GIVEN TASK:
Nothing after the line with "const xTickValues = [0, 1000, 2000, 3000, 4000, 5000];" belongs in the copy; extract the lines below from the top through that line, pictures left out.

——————

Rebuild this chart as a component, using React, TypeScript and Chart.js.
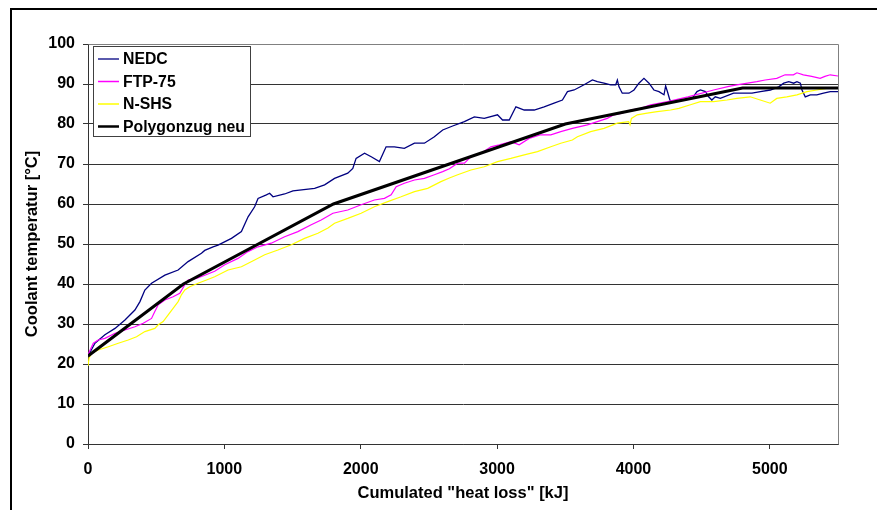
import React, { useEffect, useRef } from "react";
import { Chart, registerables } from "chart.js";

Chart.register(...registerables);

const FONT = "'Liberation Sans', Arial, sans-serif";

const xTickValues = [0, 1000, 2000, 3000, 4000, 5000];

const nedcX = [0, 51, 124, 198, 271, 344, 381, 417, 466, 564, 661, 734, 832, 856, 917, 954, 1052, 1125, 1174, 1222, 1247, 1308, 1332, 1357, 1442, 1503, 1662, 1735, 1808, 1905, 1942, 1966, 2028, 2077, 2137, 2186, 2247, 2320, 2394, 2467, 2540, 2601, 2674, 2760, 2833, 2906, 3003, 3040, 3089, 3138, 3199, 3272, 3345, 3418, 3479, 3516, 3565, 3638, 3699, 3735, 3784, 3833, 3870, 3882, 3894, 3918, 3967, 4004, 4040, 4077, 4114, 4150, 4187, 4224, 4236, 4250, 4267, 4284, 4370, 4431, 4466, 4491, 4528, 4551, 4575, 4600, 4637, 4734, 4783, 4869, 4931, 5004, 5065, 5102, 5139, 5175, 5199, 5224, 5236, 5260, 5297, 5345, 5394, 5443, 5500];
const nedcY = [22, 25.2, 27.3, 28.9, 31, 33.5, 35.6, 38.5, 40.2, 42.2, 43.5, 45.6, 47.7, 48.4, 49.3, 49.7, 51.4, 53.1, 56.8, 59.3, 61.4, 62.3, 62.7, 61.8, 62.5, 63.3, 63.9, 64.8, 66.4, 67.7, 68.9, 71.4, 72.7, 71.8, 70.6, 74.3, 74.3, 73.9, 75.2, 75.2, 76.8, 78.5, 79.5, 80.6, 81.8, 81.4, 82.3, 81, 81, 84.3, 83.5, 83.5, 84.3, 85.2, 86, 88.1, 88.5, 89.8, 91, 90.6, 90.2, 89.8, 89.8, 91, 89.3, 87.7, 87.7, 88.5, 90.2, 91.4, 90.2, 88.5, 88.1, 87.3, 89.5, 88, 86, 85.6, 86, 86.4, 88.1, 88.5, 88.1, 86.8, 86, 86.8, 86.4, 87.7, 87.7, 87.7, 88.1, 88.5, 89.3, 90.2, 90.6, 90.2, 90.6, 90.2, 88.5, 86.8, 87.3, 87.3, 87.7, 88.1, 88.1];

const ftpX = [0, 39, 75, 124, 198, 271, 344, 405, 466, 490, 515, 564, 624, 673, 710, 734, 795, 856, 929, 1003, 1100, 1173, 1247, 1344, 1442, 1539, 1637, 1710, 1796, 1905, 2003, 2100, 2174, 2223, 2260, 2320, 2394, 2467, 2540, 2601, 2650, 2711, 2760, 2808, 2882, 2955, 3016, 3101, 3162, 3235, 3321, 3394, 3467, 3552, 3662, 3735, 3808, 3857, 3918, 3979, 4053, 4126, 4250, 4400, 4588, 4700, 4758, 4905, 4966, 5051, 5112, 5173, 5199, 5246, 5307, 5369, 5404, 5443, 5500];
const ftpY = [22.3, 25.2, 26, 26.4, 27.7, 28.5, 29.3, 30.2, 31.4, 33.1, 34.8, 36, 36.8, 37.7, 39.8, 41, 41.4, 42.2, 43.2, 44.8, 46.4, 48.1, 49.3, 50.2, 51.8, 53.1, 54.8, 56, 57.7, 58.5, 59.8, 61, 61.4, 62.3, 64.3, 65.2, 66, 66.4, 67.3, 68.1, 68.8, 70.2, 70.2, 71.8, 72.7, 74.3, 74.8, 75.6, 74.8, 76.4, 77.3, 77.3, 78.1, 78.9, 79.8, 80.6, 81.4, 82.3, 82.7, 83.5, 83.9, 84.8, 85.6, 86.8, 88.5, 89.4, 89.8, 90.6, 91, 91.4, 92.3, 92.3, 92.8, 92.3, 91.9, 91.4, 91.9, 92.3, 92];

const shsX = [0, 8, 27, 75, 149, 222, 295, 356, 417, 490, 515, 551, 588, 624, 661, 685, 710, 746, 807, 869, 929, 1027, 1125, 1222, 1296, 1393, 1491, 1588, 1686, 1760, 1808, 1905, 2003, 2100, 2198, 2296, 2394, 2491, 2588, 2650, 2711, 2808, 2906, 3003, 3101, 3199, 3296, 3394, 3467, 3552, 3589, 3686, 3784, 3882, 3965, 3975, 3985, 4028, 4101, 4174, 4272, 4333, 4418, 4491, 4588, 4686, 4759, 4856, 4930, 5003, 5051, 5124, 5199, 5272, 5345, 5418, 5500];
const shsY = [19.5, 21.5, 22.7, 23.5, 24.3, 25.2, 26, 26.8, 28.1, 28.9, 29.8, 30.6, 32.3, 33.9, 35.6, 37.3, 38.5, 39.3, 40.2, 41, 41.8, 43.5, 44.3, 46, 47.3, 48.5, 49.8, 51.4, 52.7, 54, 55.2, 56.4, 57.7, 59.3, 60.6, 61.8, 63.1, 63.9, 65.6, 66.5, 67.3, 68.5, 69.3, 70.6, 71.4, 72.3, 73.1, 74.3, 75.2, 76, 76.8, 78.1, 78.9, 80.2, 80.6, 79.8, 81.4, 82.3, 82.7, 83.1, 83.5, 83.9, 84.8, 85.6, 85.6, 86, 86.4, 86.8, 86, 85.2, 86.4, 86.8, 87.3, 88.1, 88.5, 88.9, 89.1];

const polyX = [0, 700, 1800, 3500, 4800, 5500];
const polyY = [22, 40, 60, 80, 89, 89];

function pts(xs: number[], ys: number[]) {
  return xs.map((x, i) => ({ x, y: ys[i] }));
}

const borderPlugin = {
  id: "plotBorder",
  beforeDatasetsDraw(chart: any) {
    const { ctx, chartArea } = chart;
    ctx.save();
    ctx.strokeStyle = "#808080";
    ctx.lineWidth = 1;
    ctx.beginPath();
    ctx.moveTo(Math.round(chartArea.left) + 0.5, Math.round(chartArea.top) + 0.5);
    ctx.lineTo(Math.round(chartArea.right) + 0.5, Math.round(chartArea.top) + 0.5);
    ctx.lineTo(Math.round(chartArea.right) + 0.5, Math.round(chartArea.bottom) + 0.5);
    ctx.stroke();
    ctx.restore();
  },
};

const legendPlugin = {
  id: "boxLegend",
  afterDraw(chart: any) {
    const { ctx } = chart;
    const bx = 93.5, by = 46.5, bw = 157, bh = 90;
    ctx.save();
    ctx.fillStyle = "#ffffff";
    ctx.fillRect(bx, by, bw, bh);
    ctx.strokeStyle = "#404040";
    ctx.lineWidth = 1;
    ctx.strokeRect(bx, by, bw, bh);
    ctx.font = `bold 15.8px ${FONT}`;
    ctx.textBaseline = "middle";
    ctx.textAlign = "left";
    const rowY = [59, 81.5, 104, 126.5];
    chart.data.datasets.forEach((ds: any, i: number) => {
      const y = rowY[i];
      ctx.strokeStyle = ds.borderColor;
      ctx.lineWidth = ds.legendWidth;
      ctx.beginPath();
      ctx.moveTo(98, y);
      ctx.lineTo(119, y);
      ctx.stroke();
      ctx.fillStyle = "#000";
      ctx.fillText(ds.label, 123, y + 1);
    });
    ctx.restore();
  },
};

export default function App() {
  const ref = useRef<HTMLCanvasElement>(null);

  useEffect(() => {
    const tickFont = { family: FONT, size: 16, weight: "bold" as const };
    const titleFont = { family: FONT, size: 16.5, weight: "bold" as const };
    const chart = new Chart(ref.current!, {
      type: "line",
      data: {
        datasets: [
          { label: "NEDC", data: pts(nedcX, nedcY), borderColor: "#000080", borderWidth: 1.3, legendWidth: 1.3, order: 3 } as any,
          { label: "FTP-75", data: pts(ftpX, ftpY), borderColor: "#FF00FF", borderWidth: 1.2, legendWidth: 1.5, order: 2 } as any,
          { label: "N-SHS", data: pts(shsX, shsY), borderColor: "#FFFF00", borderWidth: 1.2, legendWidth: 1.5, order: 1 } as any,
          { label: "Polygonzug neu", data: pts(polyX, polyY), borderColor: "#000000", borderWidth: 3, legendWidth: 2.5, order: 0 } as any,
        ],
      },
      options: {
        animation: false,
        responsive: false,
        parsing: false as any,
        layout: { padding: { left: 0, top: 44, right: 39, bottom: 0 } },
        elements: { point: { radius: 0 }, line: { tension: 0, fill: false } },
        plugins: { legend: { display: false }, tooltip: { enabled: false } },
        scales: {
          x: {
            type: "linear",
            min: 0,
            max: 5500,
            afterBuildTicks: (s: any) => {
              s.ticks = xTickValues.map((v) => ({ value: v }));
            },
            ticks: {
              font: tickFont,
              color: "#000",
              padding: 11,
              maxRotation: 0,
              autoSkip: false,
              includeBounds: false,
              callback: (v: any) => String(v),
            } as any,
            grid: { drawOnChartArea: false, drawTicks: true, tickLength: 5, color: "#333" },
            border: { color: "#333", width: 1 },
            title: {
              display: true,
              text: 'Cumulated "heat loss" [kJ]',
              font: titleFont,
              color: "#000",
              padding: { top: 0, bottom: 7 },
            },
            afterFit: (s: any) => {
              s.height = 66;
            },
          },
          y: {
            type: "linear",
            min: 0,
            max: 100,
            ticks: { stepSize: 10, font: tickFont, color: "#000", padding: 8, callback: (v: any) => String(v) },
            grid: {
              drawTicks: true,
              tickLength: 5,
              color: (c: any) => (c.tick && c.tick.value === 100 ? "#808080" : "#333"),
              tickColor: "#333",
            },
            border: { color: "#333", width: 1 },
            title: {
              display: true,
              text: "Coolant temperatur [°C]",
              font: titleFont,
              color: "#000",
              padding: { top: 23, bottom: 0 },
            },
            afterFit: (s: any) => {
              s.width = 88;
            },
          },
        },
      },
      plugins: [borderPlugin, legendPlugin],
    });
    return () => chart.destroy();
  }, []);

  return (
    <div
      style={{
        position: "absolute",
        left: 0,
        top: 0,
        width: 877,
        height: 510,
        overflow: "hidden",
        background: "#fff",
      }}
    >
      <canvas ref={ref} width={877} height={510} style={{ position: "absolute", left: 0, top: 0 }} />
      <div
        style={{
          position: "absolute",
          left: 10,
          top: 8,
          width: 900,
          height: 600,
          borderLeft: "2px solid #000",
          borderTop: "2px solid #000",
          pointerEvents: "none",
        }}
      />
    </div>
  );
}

——————

FINISHED EXERCISE:
Rebuild this chart as a component, using React, TypeScript and Chart.js.
import React, { useEffect, useRef } from "react";
import { Chart, registerables } from "chart.js";

Chart.register(...registerables);

const FONT = "'Liberation Sans', Arial, sans-serif";

const xTickValues = [0, 1000, 2000, 3000, 4000, 5000];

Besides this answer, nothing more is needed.